One promising effort as we progress toward exascale is the development of fine grain execution models. These models display an innate agility providing new avenues to address the challenges presented by futures systems such as extreme parallelism, restrictive power constraints, and fault tolerance. These opportunities however, may be prematurely abandoned if the system software, particularly a distributed runtime, is incapable of scaling. One potentially limiting factor is the enforcement of the memory model in a runtime.
In a shared memory environment, weaker memory models are preferred since they promote parallelism and optimizations. This is not necessarily the case for distributed systems as a weaker model may lead to increased coherency operations and memory usage based on the application’s communication patterns and memory requirements. Moreover, unlike shared memory models which rely on hardware to lessen the costs of coherence, distributed memory models are forced to rely on expensive runtime calls and network operations.

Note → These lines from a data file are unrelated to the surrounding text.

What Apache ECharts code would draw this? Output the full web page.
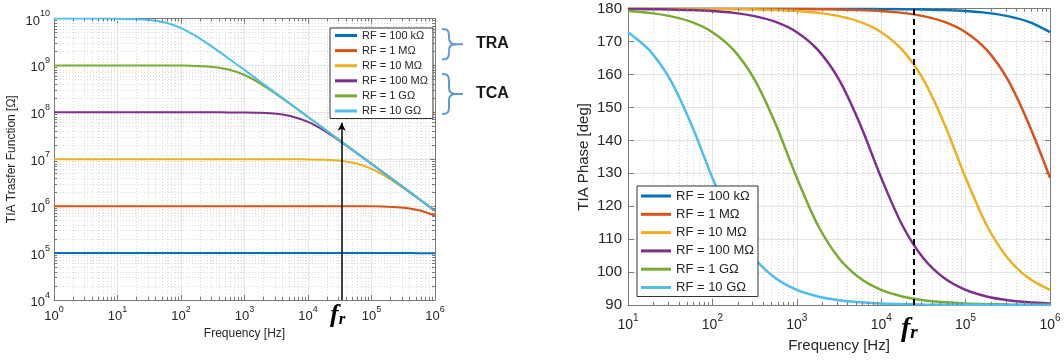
<!DOCTYPE html>
<html>
<head>
<meta charset="utf-8">
<script src="https://cdn.jsdelivr.net/npm/echarts@6/dist/echarts.min.js"></script>
<style>
  html, body { margin: 0; padding: 0; background: #fff; }
  #chart { width: 1064px; height: 362px; }
</style>
</head>
<body>
<div id="chart"></div>
<script>
// series names / colours (MATLAB default order)
const names = ['RF = 100 kΩ', 'RF = 1 MΩ', 'RF = 10 MΩ', 'RF = 100 MΩ', 'RF = 1 GΩ', 'RF = 10 GΩ'];
const colors = ['#0072BD', '#D95319', '#EDB120', '#7E2F8E', '#77AC30', '#4DBEEE'];

// frequencies, quarter decade steps [Hz]
const freqMag = [1, 1.778, 3.162, 5.623, 10, 17.78, 31.62, 56.23, 100, 177.8, 316.2, 562.3,
  1000, 1778, 3162, 5623, 1e4, 17783, 31623, 56234, 1e5, 177828, 316228, 562341, 1e6];
const freqPhase = [10, 17.78, 31.62, 56.23, 100, 177.8, 316.2, 562.3,
  1000, 1778, 3162, 5623, 1e4, 17783, 31623, 56234, 1e5, 177828, 316228, 562341, 1e6];

// |Z| [ohm]
const mag100k = [1e5, 1e5, 1e5, 1e5, 1e5, 1e5, 1e5, 1e5, 1e5, 1e5, 1e5, 1e5, 1e5, 1e5, 1e5, 1e5,
  1e5, 1e5, 1e5, 1e5, 1e5, 99980, 99920, 99750, 99230];
const mag1M = [1e6, 1e6, 1e6, 1e6, 1e6, 1e6, 1e6, 1e6, 1e6, 1e6, 1e6, 1e6, 1e6, 1e6, 1e6, 1e6, 1e6,
  999800, 999200, 997500, 992300, 976200, 930000, 818100, 624700];
const mag10M = [1e7, 1e7, 1e7, 1e7, 1e7, 1e7, 1e7, 1e7, 1e7, 1e7, 1e7, 1e7, 1e7,
  9.998e6, 9.992e6, 9.975e6, 9.923e6, 9.762e6, 9.3e6, 8.181e6, 6.247e6, 4.103e6, 2.452e6, 1.408e6, 7.97e5];
const mag100M = [1e8, 1e8, 1e8, 1e8, 1e8, 1e8, 1e8, 1e8, 1e8,
  9.998e7, 9.992e7, 9.975e7, 9.923e7, 9.762e7, 9.3e7, 8.181e7, 6.247e7, 4.103e7, 2.452e7, 1.408e7,
  7.97e6, 4.49e6, 2.53e6, 1.42e6, 8.0e5];
const mag1G = [1e9, 1e9, 1e9, 1e9, 1e9,
  9.998e8, 9.992e8, 9.975e8, 9.923e8, 9.762e8, 9.3e8, 8.181e8, 6.247e8, 4.103e8, 2.452e8, 1.408e8,
  7.97e7, 4.49e7, 2.53e7, 1.42e7, 8.0e6, 4.5e6, 2.53e6, 1.42e6, 8.0e5];
const mag10G = [1e10, 9.998e9, 9.992e9, 9.975e9, 9.923e9, 9.762e9, 9.3e9, 8.181e9, 6.247e9, 4.103e9,
  2.452e9, 1.408e9, 7.97e8, 4.49e8, 2.53e8, 1.42e8, 8.0e7, 4.5e7, 2.53e7, 1.42e7, 8.0e6, 4.5e6,
  2.53e6, 1.42e6, 8.0e5];

// phase [deg]
const ph100k = [180, 180, 180, 180, 180, 180, 180, 180, 180, 180, 180, 180,
  179.93, 179.87, 179.77, 179.6, 179.28, 178.73, 177.74, 175.98, 172.87];
const ph1M = [180, 180, 180, 180, 179.99, 179.99, 179.98, 179.96, 179.93, 179.87, 179.77, 179.6,
  179.28, 178.73, 177.74, 175.98, 172.87, 167.47, 158.43, 144.9, 128.66];
const ph10M = [179.99, 179.99, 179.98, 179.96, 179.93, 179.87, 179.77, 179.6, 179.28, 178.73, 177.74,
  175.98, 172.87, 167.47, 158.43, 144.9, 128.66, 114.22, 104.2, 98.1, 94.57];
const ph100M = [179.93, 179.87, 179.77, 179.6, 179.28, 178.73, 177.74, 175.98, 172.87, 167.47, 158.43,
  144.9, 128.66, 114.22, 104.2, 98.1, 94.57, 92.58, 91.45, 90.82, 90.46];
const ph1G = [179.28, 178.73, 177.74, 175.98, 172.87, 167.47, 158.43, 144.9, 128.66, 114.22, 104.2,
  98.1, 94.57, 92.58, 91.45, 90.82, 90.46, 90.26, 90.14, 90.08, 90.05];
const ph10G = [172.87, 167.47, 158.43, 144.9, 128.66, 114.22, 104.2, 98.1, 94.57, 92.58, 91.45,
  90.82, 90.46, 90.26, 90.14, 90.08, 90.05, 90.03, 90.01, 90.01, 90.0];

const magSets = [mag100k, mag1M, mag10M, mag100M, mag1G, mag10G];
const phSets = [ph100k, ph1M, ph10M, ph100M, ph1G, ph10G];

// f_r markers
const frLeft = 34000;
const frLeftTop = 6.0e7;
const frRight = 24000;

// minor log grid (2..9 per decade)
const minorMult = [2, 3, 4, 5, 6, 7, 8, 9];
const decadesX = [1, 10, 100, 1000, 1e4, 1e5];
const decadesXr = [10, 100, 1000, 1e4, 1e5];
const decadesY = [1e4, 1e5, 1e6, 1e7, 1e8, 1e9];

const FONT = '"Liberation Sans", Arial, sans-serif';
const TXT = '#262626';
const AX = '#7a7a7a';

const minorVals = decs => decs.flatMap(d => minorMult.map(m => m * d));

const logLabel = (size, sup, margin) => ({
  margin: margin,
  fontFamily: FONT,
  formatter: v => '{b|10}{s|' + Math.round(Math.log10(v)) + '}',
  rich: {
    b: { fontSize: size, color: TXT, fontFamily: FONT, verticalAlign: 'bottom', lineHeight: size + 5 },
    s: { fontSize: sup, color: TXT, fontFamily: FONT, verticalAlign: 'top', lineHeight: size + 5 }
  }
});

const boxAxis = (grid, pos, type, min, max, extra) => Object.assign({
  gridIndex: grid, position: pos, type: type, min: min, max: max,
  axisLine: { show: true, lineStyle: { color: AX, width: 1 } },
  axisTick: { show: true, inside: true, length: 5, lineStyle: { color: AX } },
  axisLabel: { show: false },
  splitLine: { show: false }
}, extra);

// curly brace from bezier pieces
const braceStyle = { stroke: '#5B9BD5', lineWidth: 2, fill: null };
function brace(x0, y0, y1, tip) {
  const xm = x0 + 7, ym = (y0 + y1) / 2;
  const bz = (a, b, c, d) => ({
    type: 'bezierCurve', silent: true, style: braceStyle,
    shape: { x1: a[0], y1: a[1], cpx1: b[0], cpy1: b[1], cpx2: c[0], cpy2: c[1], x2: d[0], y2: d[1] }
  });
  return [
    bz([x0, y0], [x0 + 6, y0], [xm, y0 + 2], [xm, y0 + 7]),
    { type: 'line', silent: true, style: braceStyle, shape: { x1: xm, y1: y0 + 7, x2: xm, y2: ym - 6 } },
    bz([xm, ym - 6], [xm, ym - 1], [xm + 3, ym], [xm + 7, ym]),
    { type: 'line', silent: true, style: braceStyle, shape: { x1: xm + 7, y1: ym, x2: tip, y2: ym } },
    bz([xm + 7, ym], [xm + 3, ym], [xm, ym + 1], [xm, ym + 6]),
    { type: 'line', silent: true, style: braceStyle, shape: { x1: xm, y1: ym + 6, x2: xm, y2: y1 - 7 } },
    bz([xm, y1 - 7], [xm, y1 - 2], [x0 + 6, y1], [x0, y1])
  ];
}

const gridStyle = { color: '#e4e4e4', width: 1 };
const minorStyle = { color: '#dadada', width: 1, type: [1, 2] };
const tickStyle = { color: AX, width: 1, type: 'solid' };

// minor tick segments on the box edges (factor = tick length in axis units)
const vTicks = (vals, lo, hi, mulLo, mulHi) => vals.flatMap(v => [
  [{ coord: [v, lo] }, { coord: [v, mulLo(lo)] }],
  [{ coord: [v, hi] }, { coord: [v, mulHi(hi)] }]
]);
const hTicks = (vals, lo, hi, mulLo, mulHi) => vals.flatMap(v => [
  [{ coord: [lo, v] }, { coord: [mulLo(lo), v] }],
  [{ coord: [hi, v] }, { coord: [mulHi(hi), v] }]
]);

const series = [];
names.forEach((n, i) => {
  series.push({
    name: n, type: 'line', xAxisIndex: 0, yAxisIndex: 0,
    data: freqMag.map((f, j) => [f, magSets[i][j]]),
    showSymbol: false, smooth: 0.3, lineStyle: { width: 2, color: colors[i] },
    itemStyle: { color: colors[i] }, z: 3
  });
});
names.forEach((n, i) => {
  series.push({
    name: n, type: 'line', xAxisIndex: 1, yAxisIndex: 1,
    data: freqPhase.map((f, j) => [f, phSets[i][j]]),
    showSymbol: false, smooth: 0.3, lineStyle: { width: 2.5, color: colors[i] },
    itemStyle: { color: colors[i] }, z: 3
  });
});

const mlBase = { silent: true, symbol: ['none', 'none'], label: { show: false }, emphasis: { disabled: true } };

// minor grid
series[0].markLine = Object.assign({}, mlBase, {
  z: 1, lineStyle: minorStyle,
  data: minorVals(decadesX).map(v => ({ xAxis: v }))
    .concat(minorVals(decadesY).map(v => ({ yAxis: v })))
});
series[6].markLine = Object.assign({}, mlBase, {
  z: 1, lineStyle: minorStyle,
  data: minorVals(decadesXr).map(v => ({ xAxis: v }))
});
// minor ticks
series[1].markLine = Object.assign({}, mlBase, {
  z: 4, lineStyle: tickStyle,
  data: vTicks(minorVals(decadesX), 1e4, 1e10, v => v * 1.16, v => v / 1.16)
    .concat(hTicks(minorVals(decadesY), 1, 1e6, v => v * 1.115, v => v / 1.115))
});
series[7].markLine = Object.assign({}, mlBase, {
  z: 4, lineStyle: tickStyle,
  data: vTicks(minorVals(decadesXr), 90, 180, v => v + 0.9, v => v - 0.9)
});
// f_r arrow (left) and dashed line (right)
series[5].markLine = Object.assign({}, mlBase, {
  z: 6, symbol: ['none', 'arrow'], symbolSize: [6, 8],
  lineStyle: { color: '#000', width: 1.5, type: 'solid' },
  data: [[{ coord: [frLeft, 1e4] }, { coord: [frLeft, frLeftTop] }]]
});
series[11].markLine = Object.assign({}, mlBase, {
  z: 6, lineStyle: { color: '#000', width: 2, type: [6, 4] },
  data: [{ xAxis: frRight }]
});

const legendBase = {
  orient: 'vertical', icon: 'rect', backgroundColor: '#fff',
  borderColor: '#333', borderWidth: 1, borderRadius: 0,
  data: names, selectedMode: false
};

const frRich = (big, small) => ({
  f: { fontSize: big, fontStyle: 'italic', fontWeight: 'bold', fontFamily: '"Liberation Serif", serif', fill: '#000', verticalAlign: 'bottom', lineHeight: big },
  r: { fontSize: small, fontStyle: 'italic', fontWeight: 'bold', fontFamily: '"Liberation Serif", serif', fill: '#000', verticalAlign: 'bottom', lineHeight: big - 3 }
});

const chart = echarts.init(document.getElementById('chart'), null, { renderer: 'canvas' });
chart.setOption({
  animation: false,
  textStyle: { fontFamily: FONT },
  grid: [
    { left: 54, right: 629, top: 18.5, bottom: 62 },
    { left: 628, right: 14, top: 8.7, bottom: 57 }
  ],
  xAxis: [
    {
      gridIndex: 0, type: 'log', min: 1, max: 1e6, splitNumber: 6,
      name: 'Frequency [Hz]', nameLocation: 'middle', nameGap: 28,
      nameTextStyle: { fontSize: 12, color: TXT, fontFamily: FONT },
      axisLine: { lineStyle: { color: AX } },
      axisTick: { inside: true, length: 5, lineStyle: { color: AX } },
      axisLabel: logLabel(13, 9, 5),
      splitLine: { show: true, lineStyle: gridStyle }
    },
    {
      gridIndex: 1, type: 'log', min: 10, max: 1e6, splitNumber: 5,
      name: 'Frequency [Hz]', nameLocation: 'middle', nameGap: 33,
      nameTextStyle: { fontSize: 15, color: TXT, fontFamily: FONT },
      axisLine: { lineStyle: { color: AX } },
      axisTick: { inside: true, length: 6, lineStyle: { color: AX } },
      axisLabel: logLabel(14, 10, 8),
      splitLine: { show: true, lineStyle: gridStyle }
    },
    boxAxis(0, 'top', 'log', 1, 1e6, { splitNumber: 6 }),
    boxAxis(1, 'top', 'log', 10, 1e6, { splitNumber: 5 })
  ],
  yAxis: [
    {
      gridIndex: 0, type: 'log', min: 1e4, max: 1e10, splitNumber: 6,
      name: 'TIA Trasfer Function [Ω]', nameLocation: 'middle', nameGap: 36,
      nameTextStyle: { fontSize: 12, color: TXT, fontFamily: FONT },
      axisLine: { lineStyle: { color: AX } },
      axisTick: { inside: true, length: 5, lineStyle: { color: AX } },
      axisLabel: logLabel(13, 9, 4),
      splitLine: { show: true, lineStyle: gridStyle }
    },
    {
      gridIndex: 1, type: 'value', min: 90, max: 180, interval: 10,
      name: 'TIA Phase [deg]', nameLocation: 'middle', nameGap: 37,
      nameTextStyle: { fontSize: 15, color: TXT, fontFamily: FONT },
      axisLine: { lineStyle: { color: AX } },
      axisTick: { inside: true, length: 6, lineStyle: { color: AX } },
      axisLabel: { fontSize: 15, color: TXT, fontFamily: FONT, margin: 6 },
      splitLine: { show: true, lineStyle: gridStyle }
    },
    boxAxis(0, 'right', 'log', 1e4, 1e10, { splitNumber: 6 }),
    boxAxis(1, 'right', 'value', 90, 180, { interval: 10 })
  ],
  legend: [
    Object.assign({}, legendBase, {
      left: 330, top: 28, padding: [1, 5, 1, 5], itemWidth: 22, itemHeight: 3, itemGap: 2.1,
      textStyle: { fontSize: 11, color: TXT, fontFamily: FONT, lineHeight: 13 }
    }),
    Object.assign({}, legendBase, {
      left: 637, top: 186, padding: [2, 4, 1, 4], itemWidth: 30, itemHeight: 3, itemGap: 2.3,
      textStyle: { fontSize: 13, color: TXT, fontFamily: FONT, lineHeight: 16 }
    })
  ],
  graphic: brace(442, 29, 59.5, 463).concat(brace(442, 74, 114, 463)).concat([
    {
      type: 'text', left: 476, top: 36, silent: true,
      style: { text: 'TRA', fontSize: 16, fontWeight: 'bold', fill: '#1a1a1a', fontFamily: FONT }
    },
    {
      type: 'text', left: 476, top: 86, silent: true,
      style: { text: 'TCA', fontSize: 16, fontWeight: 'bold', fill: '#1a1a1a', fontFamily: FONT }
    },
    {
      type: 'text', left: 330, top: 302, silent: true,
      style: { text: '{f|f}{r|r}', rich: frRich(26, 17) }
    },
    {
      type: 'text', left: 901, top: 315, silent: true,
      style: { text: '{f|f}{r|r}', rich: frRich(28, 19) }
    }
  ]),
  series: series
});
</script>
</body>
</html>
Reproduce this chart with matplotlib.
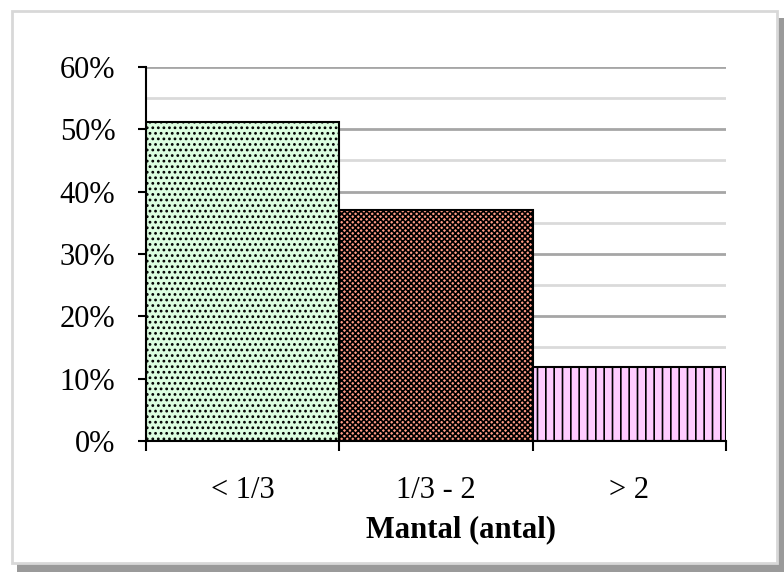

This paper presents the design and implementation of a distributed memory coherency model in a high performance implementation of the Open Community Runtime as an exemplar fine grain execution model. We compare the performance and number of coherence operations of an instance of the OCR standard with our novel model, called Cache DAG consistency (CDAG). Leveraging CDAG consistency, we demonstrate up to a 3.7X reduction in messages and 11x increase in performance for select benchmarks running at scale.